Aymenn Jawad al-Tamimi, a fellow at George Washington University’s Program on Extremism, said the HTS finds a suitable model in the Taliban for a variety of reasons. “The HTS will use the example of the Taliban’s steadfastness to inspire its cadre and convince them that there is no need to negotiate with Assad and that they must keep up the fight,” Tamimi said. “It would also model itself after the Taliban in the sense that it will engage with the international system to its advantage.”
HTS and other groups are learning it is possible to rebrand and be rehabilitated by the West. The Taliban’s diplomatic maneuvering and meetings in world capitals broke the taboo of engaging with so-called infidels and illustrated the advantages of reducing enemies. “The Taliban reached out to China, Russia, and Iran with the message that it is not a security threat to them and reduced its enemies. Whereas HTS’s main enemies are Russia and Iran, so it is trying to tell the U.S. and the West it is not a threat to them,” Tamimi said.
The terrorism tag no longer seems to be a hindrance either. The Haqqani network in Afghanistan carried out some of the most brutal attacks against U.S. forces, yet two of its members, leader Sirajuddin Haqqani and his uncle Khalil Haqqani, are ministers in the Taliban government. The HTS too has started to lobby and send clandestine messages to the United States that it wants the terrorist designation dropped in exchange for cutting off ties with al Qaeda. Moreover, the Taliban have set a precedent for other groups like the HTS to impose their own understanding of sharia or Islamic law without consultations.
“There are parallels, and Tahrir al-Sham’s leaders and supporters have on occasion referred to the Taliban as a model for what they want to do,” said Aron Lund, a Middle East specialist with the Swedish Defense Research Agency. “In their eyes, the Taliban stuck firmly to their principles but have also been pragmatic about how to achieve them—for example, by accepting diplomacy as a legitimate tool alongside armed action.
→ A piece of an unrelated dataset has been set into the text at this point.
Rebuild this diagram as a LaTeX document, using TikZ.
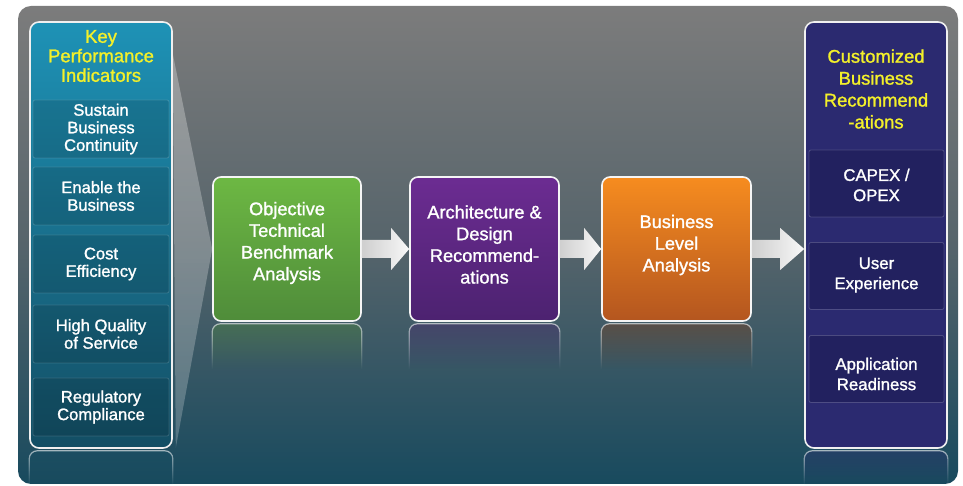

Sitting down to talk to the United States was not uncontroversial among jihadis. It was a taboo being shattered.”
Lund said among groups like the HTS, the Taliban are seen as a movement that is deeply rooted in their local environment and that works among their people. “Tahrir al-Sham supporters sometimes lament how jihadi purists in the al Qaeda milieu seem perfectly happy to end up as fugitives in mountain caves—as long as they never have to stray from their principles,” Lund said. “The real goal, they say, should be to gain mass support and establish facts on the ground, putting those principles into action by being smart about how to move forward. If, for the moment, you can only do it in a small place like Idlib, then so be it.”
The HTS has, in fact, expanded its outreach to various tribes in Idlib. Although it has imposed urf or “customary law” and introduced religious books to school curricula, it has not dictated social norms that the population, by and large, disapproves of.
Andrew Tabler is a fellow with the Washington Institute for Near East Policy who has written a book on Syria and worked closely with James Jeffrey, a former U.S. special representative for Syria engagement. He said groups like the HTS are hoping cosmetic reforms will win them reconsideration by the United States. “For these groups, the Taliban’s victory holds out a chance to be rehabilitated as militant Islamist groups by the U.S. but requires distancing or cutting from more extremist elements so they are not a concern for the U.S,” Tabler said. “It puts them in a bind but not one they cannot handle. The U.S. wants to get out of the region, so it is reconsidering such groups.”
But there is a division among experts over the HTS break up with al Qaeda. Tamimi described it as “real” while Tabler is suspicious. Can the United States trust groups like the HTS? What’s clear is Abu Mohammad al-Jolani, the leader of HTS, was groomed at the Bucca prison in Iraq, which is referred to as a university of jihad by locals. He mingled with al Qaeda’s rank and file and emerging Islamic State jihadis in the prison. In 2011, he was sent to Syria by Islamic State leader Abu Bakr al-Baghdadi and formed Jabhat al-Nusra but soon fell out with Baghdadi and instead swore allegiance to al Qaeda. The United States treated al-Nusra as an arm of al Qaeda in Iraq and designated it a terrorist organization in December 2012.
Jolani now swears he has cut the umbilical cord with his ideological parent al Qaeda, saying the HTS is merely a national actor working against Assad and Iranian militias. Some people in the United States feel he can be used to contain Iran in northwest Syria, and since his group isn’t a direct threat to the United States, it could possibly be taken off the list of terrorist outfits. They say during the United States’ war on terror, a lot of groups that were not particularly a threat to the United States and, in that sense, did not make the cut were also labeled terror networks. But others are more suspicious of the HTS’s claims about severing links to al Qaeda and other jihadi groups, arguing their acts qualified them to be designated as terrorists regardless.
The fate of the Middle East’s jihadi groups will depend on the Biden administration’s policy in the region. But the Taliban’s victory has already severely dented the appeal of more moderate Islamists who advocated democratic elections, not arms, as the path to elect their leaders. The Taliban’s strategy to reclaim the country primarily through military means and not political negotiations with other Afghan actors reinforced HTS and other like-minded groups’ existing beliefs that weapons and not democracy is the path to gain power. In that sense, the Taliban’s victory is an enormous defeat not only for the United States but also for those in the Muslim Brotherhood, and other political organizations in the Arab world, who have espoused support for elections. That shift in the Islamic world’s balance of power may be the most important of all.